▸ DATA EXCERPT:
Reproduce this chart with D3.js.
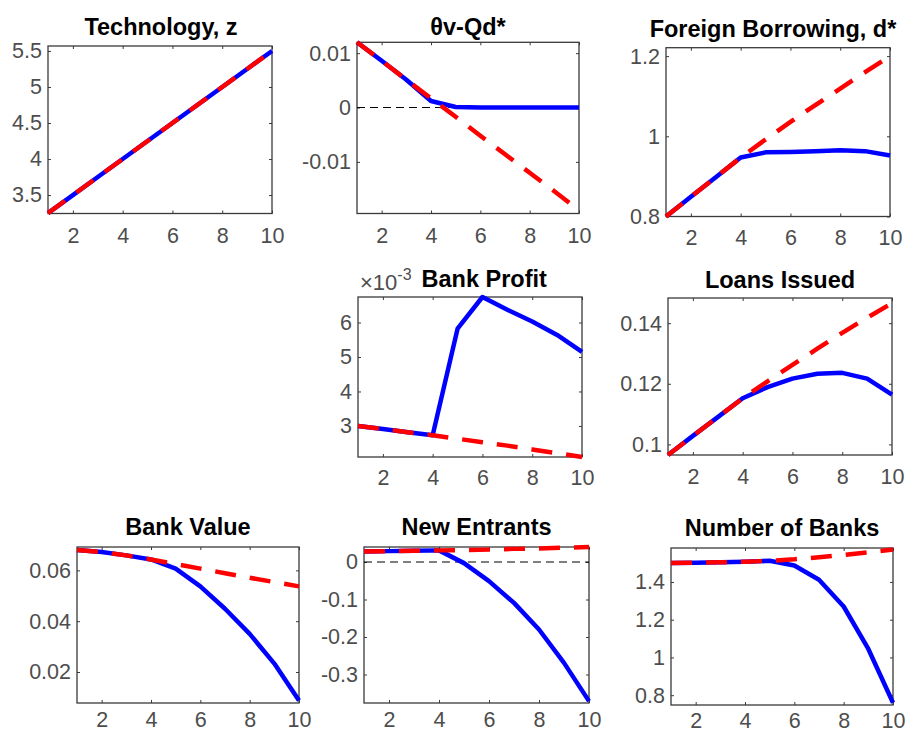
<!DOCTYPE html>
<html>
<head>
<meta charset="utf-8">
<script src="https://cdn.jsdelivr.net/npm/d3@7/dist/d3.min.js"></script>
<style>
  body { margin: 0; background: #ffffff; }
  svg { display: block; }
</style>
</head>
<body>
<script>
// Horizon (periods) shared by every panel
const periods = [1, 2, 3, 4, 5, 6, 7, 8, 9, 10];
const xTickValues = [2, 4, 6, 8, 10];

// Technology, z
const techBlue = [3.25, 3.50, 3.75, 4.00, 4.25, 4.50, 4.75, 5.00, 5.25, 5.50];
const techRed  = [3.25, 3.50, 3.75, 4.00, 4.25, 4.50, 4.75, 5.00, 5.25, 5.50];
const techTicks = [3.5, 4, 4.5, 5, 5.5];

// θv-Qd*
const gapBlue = [0.0120, 0.0086, 0.0051, 0.0012, 0.0001, 0.0000, 0.0000, 0.0000, 0.0000, 0.0000];
const gapRed  = [0.0120, 0.0086, 0.0051, 0.0017, -0.0017, -0.0052, -0.0086, -0.0120, -0.0154, -0.0189];
const gapTicks = [-0.01, 0, 0.01];

// Foreign Borrowing, d*
const debtBlue = [0.800, 0.849, 0.898, 0.947, 0.960, 0.961, 0.963, 0.965, 0.963, 0.952];
const debtRed  = [0.800, 0.849, 0.898, 0.947, 0.992, 1.036, 1.078, 1.119, 1.160, 1.200];
const debtTicks = [0.8, 1, 1.2];

// Bank Profit
const profitBlue = [0.00300, 0.00291, 0.00282, 0.00273, 0.00582, 0.00674, 0.00637, 0.00603, 0.00564, 0.00515];
const profitRed  = [0.00300, 0.00291, 0.00282, 0.00273, 0.00263, 0.00253, 0.00243, 0.00232, 0.00221, 0.00210];
const profitTicks = [0.003, 0.004, 0.005, 0.006];

// Loans Issued
const loansBlue = [0.0965, 0.1028, 0.1090, 0.1152, 0.1189, 0.1217, 0.1233, 0.1236, 0.1217, 0.1164];
const loansRed  = [0.0965, 0.1028, 0.1090, 0.1152, 0.1208, 0.1262, 0.1316, 0.1368, 0.1418, 0.1466];
const loansTicks = [0.1, 0.12, 0.14];

// Bank Value
const valueBlue = [0.0680, 0.0672, 0.0659, 0.0643, 0.0607, 0.0537, 0.0449, 0.0350, 0.0233, 0.0088];
const valueRed  = [0.0680, 0.0672, 0.0659, 0.0643, 0.0625, 0.0607, 0.0589, 0.0571, 0.0554, 0.0537];
const valueTicks = [0.02, 0.04, 0.06];

// New Entrants
const entrantsBlue = [0.028, 0.029, 0.030, 0.031, -0.003, -0.051, -0.109, -0.180, -0.269, -0.371];
const entrantsRed  = [0.028, 0.029, 0.030, 0.031, 0.032, 0.033, 0.035, 0.036, 0.038, 0.040];
const entrantsTicks = [-0.3, -0.2, -0.1, 0];

// Number of Banks
const banksBlue = [1.500, 1.502, 1.504, 1.507, 1.512, 1.487, 1.412, 1.270, 1.045, 0.760];
const banksRed  = [1.500, 1.502, 1.504, 1.507, 1.512, 1.520, 1.531, 1.543, 1.557, 1.572];
const banksTicks = [0.8, 1, 1.2, 1.4];

const W = 907, H = 736;
const FONT = "'Liberation Sans', Arial, Helvetica, sans-serif";
const TICK_SIZE = 21.5, TITLE_SIZE = 23.5;
const AXIS_COLOR = "#3a3a3a";
const LABEL_COLOR = "#4d4d4d";
const LINE_W = 4.5;

const plainFmt = v => String(+v.toFixed(6));
const milliFmt = v => String(Math.round(v * 1000));

const panels = [
  { title: "Technology, z", blue: techBlue, red: techRed, yDomain: [3.244, 5.569], yTicks: techTicks,
    box: [48, 272, 46, 213.5], titleX: 161, titleY: 35, fmt: plainFmt, xPad: 14 },
  { title: "θv-Qd*", blue: gapBlue, red: gapRed, yDomain: [-0.0195, 0.0120], yTicks: gapTicks, zero: true,
    box: [357, 579, 42.3, 213.5], titleX: 468, titleY: 35, fmt: plainFmt, xPad: 14 },
  { title: "Foreign Borrowing, d*", blue: debtBlue, red: debtRed, yDomain: [0.8, 1.221], yTicks: debtTicks,
    box: [666, 890, 47.7, 216.5], titleX: 773, titleY: 36.5, fmt: plainFmt, xPad: 13 },
  { title: "Bank Profit", blue: profitBlue, red: profitRed, yDomain: [0.00210, 0.00674], yTicks: profitTicks,
    box: [358, 582, 297, 457], titleX: 421.5, titleY: 287, titleAnchor: "start", fmt: milliFmt, exponent: "-3", xPad: 13 },
  { title: "Loans Issued", blue: loansBlue, red: loansRed, yDomain: [0.0965, 0.1483], yTicks: loansTicks,
    box: [668, 892, 298, 455], titleX: 780, titleY: 288, fmt: plainFmt, xPad: 14 },
  { title: "Bank Value", blue: valueBlue, red: valueRed, yDomain: [0.0078, 0.0692], yTicks: valueTicks,
    box: [77, 299, 547, 703], titleX: 188, titleY: 535, fmt: plainFmt, xPad: 9 },
  { title: "New Entrants", blue: entrantsBlue, red: entrantsRed, yDomain: [-0.376, 0.040], yTicks: entrantsTicks, zero: true,
    box: [364, 589, 547, 703], titleX: 476.5, titleY: 535, fmt: plainFmt, xPad: 9 },
  { title: "Number of Banks", blue: banksBlue, red: banksRed, yDomain: [0.748, 1.580], yTicks: banksTicks,
    box: [671, 893, 548, 705], titleX: 782, titleY: 536, fmt: plainFmt, xPad: 8 }
];

const svg = d3.select("body").append("svg")
  .attr("width", W).attr("height", H)
  .attr("font-family", FONT);

svg.append("rect").attr("width", W).attr("height", H).attr("fill", "#ffffff");

panels.forEach(p => {
  const [x0, x1, y0, y1] = p.box;
  const x = d3.scaleLinear().domain([1, 10]).range([x0, x1]);
  const y = d3.scaleLinear().domain(p.yDomain).range([y1, y0]);
  const g = svg.append("g");

  // Axes: tick marks point inward, mirrored on top and right
  const tickLen = 3;
  g.append("g").attr("transform", `translate(0,${y1})`)
    .call(d3.axisBottom(x).tickValues(xTickValues).tickSizeInner(-tickLen).tickSizeOuter(0).tickPadding(p.xPad).tickFormat(d3.format("d")))
    .call(a => a.select(".domain").remove());
  g.append("g").attr("transform", `translate(0,${y0})`)
    .call(d3.axisTop(x).tickValues(xTickValues).tickSizeInner(-tickLen).tickSizeOuter(0).tickFormat(""))
    .call(a => a.select(".domain").remove());
  g.append("g").attr("transform", `translate(${x0},0)`)
    .call(d3.axisLeft(y).tickValues(p.yTicks).tickSizeInner(-tickLen).tickSizeOuter(0).tickPadding(6).tickFormat(p.fmt))
    .call(a => a.select(".domain").remove());
  g.append("g").attr("transform", `translate(${x1},0)`)
    .call(d3.axisRight(y).tickValues(p.yTicks).tickSizeInner(-tickLen).tickSizeOuter(0).tickFormat(""))
    .call(a => a.select(".domain").remove());

  g.selectAll(".tick line").attr("stroke", AXIS_COLOR).attr("stroke-width", 1);
  g.selectAll(".tick text")
    .attr("fill", LABEL_COLOR)
    .attr("font-size", TICK_SIZE)
    .attr("font-family", FONT);

  // Axes box
  g.append("rect")
    .attr("x", x0).attr("y", y0)
    .attr("width", x1 - x0).attr("height", y1 - y0)
    .attr("fill", "none").attr("stroke", AXIS_COLOR).attr("stroke-width", 1.3);

  // Zero reference line
  if (p.zero) {
    g.append("line")
      .attr("x1", x0).attr("x2", x1)
      .attr("y1", y(0)).attr("y2", y(0))
      .attr("stroke", "#000").attr("stroke-width", 1.2)
      .attr("stroke-dasharray", "8,5");
  }

  const line = d3.line().x((d, i) => x(periods[i])).y(d => y(d));

  g.append("path").datum(p.blue)
    .attr("d", line)
    .attr("fill", "none").attr("stroke", "#0000ff")
    .attr("stroke-width", LINE_W)
    .attr("stroke-linejoin", "round");

  g.append("path").datum(p.red)
    .attr("d", line)
    .attr("fill", "none").attr("stroke", "#ff0000")
    .attr("stroke-width", LINE_W)
    .attr("stroke-dasharray", "21,14")
    .attr("stroke-linejoin", "round");

  // Title
  g.append("text")
    .attr("x", p.titleX).attr("y", p.titleY)
    .attr("text-anchor", p.titleAnchor || "middle")
    .attr("font-size", TITLE_SIZE).attr("font-weight", "bold")
    .attr("fill", "#000")
    .text(p.title);

  // Axis exponent label
  if (p.exponent) {
    const t = g.append("text")
      .attr("x", x0 + 2).attr("y", y0 - 7)
      .attr("font-size", 22).attr("fill", LABEL_COLOR);
    t.append("tspan").text("×10");
    t.append("tspan").attr("dy", -10).attr("font-size", 16).text(p.exponent);
  }
});
</script>
</body>
</html>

▸ STATED PROBLEM:
With the pictures left out, restate word for word every line of the data above, from the first down to the line that contains "const profitTicks = [0.003, 0.004, 0.005, 0.006];".

▸ SOLUTION TO THE EXERCISE:
Reproduce this chart with D3.js.
<!DOCTYPE html>
<html>
<head>
<meta charset="utf-8">
<script src="https://cdn.jsdelivr.net/npm/d3@7/dist/d3.min.js"></script>
<style>
  body { margin: 0; background: #ffffff; }
  svg { display: block; }
</style>
</head>
<body>
<script>
// Horizon (periods) shared by every panel
const periods = [1, 2, 3, 4, 5, 6, 7, 8, 9, 10];
const xTickValues = [2, 4, 6, 8, 10];

// Technology, z
const techBlue = [3.25, 3.50, 3.75, 4.00, 4.25, 4.50, 4.75, 5.00, 5.25, 5.50];
const techRed  = [3.25, 3.50, 3.75, 4.00, 4.25, 4.50, 4.75, 5.00, 5.25, 5.50];
const techTicks = [3.5, 4, 4.5, 5, 5.5];

// θv-Qd*
const gapBlue = [0.0120, 0.0086, 0.0051, 0.0012, 0.0001, 0.0000, 0.0000, 0.0000, 0.0000, 0.0000];
const gapRed  = [0.0120, 0.0086, 0.0051, 0.0017, -0.0017, -0.0052, -0.0086, -0.0120, -0.0154, -0.0189];
const gapTicks = [-0.01, 0, 0.01];

// Foreign Borrowing, d*
const debtBlue = [0.800, 0.849, 0.898, 0.947, 0.960, 0.961, 0.963, 0.965, 0.963, 0.952];
const debtRed  = [0.800, 0.849, 0.898, 0.947, 0.992, 1.036, 1.078, 1.119, 1.160, 1.200];
const debtTicks = [0.8, 1, 1.2];

// Bank Profit
const profitBlue = [0.00300, 0.00291, 0.00282, 0.00273, 0.00582, 0.00674, 0.00637, 0.00603, 0.00564, 0.00515];
const profitRed  = [0.00300, 0.00291, 0.00282, 0.00273, 0.00263, 0.00253, 0.00243, 0.00232, 0.00221, 0.00210];
const profitTicks = [0.003, 0.004, 0.005, 0.006];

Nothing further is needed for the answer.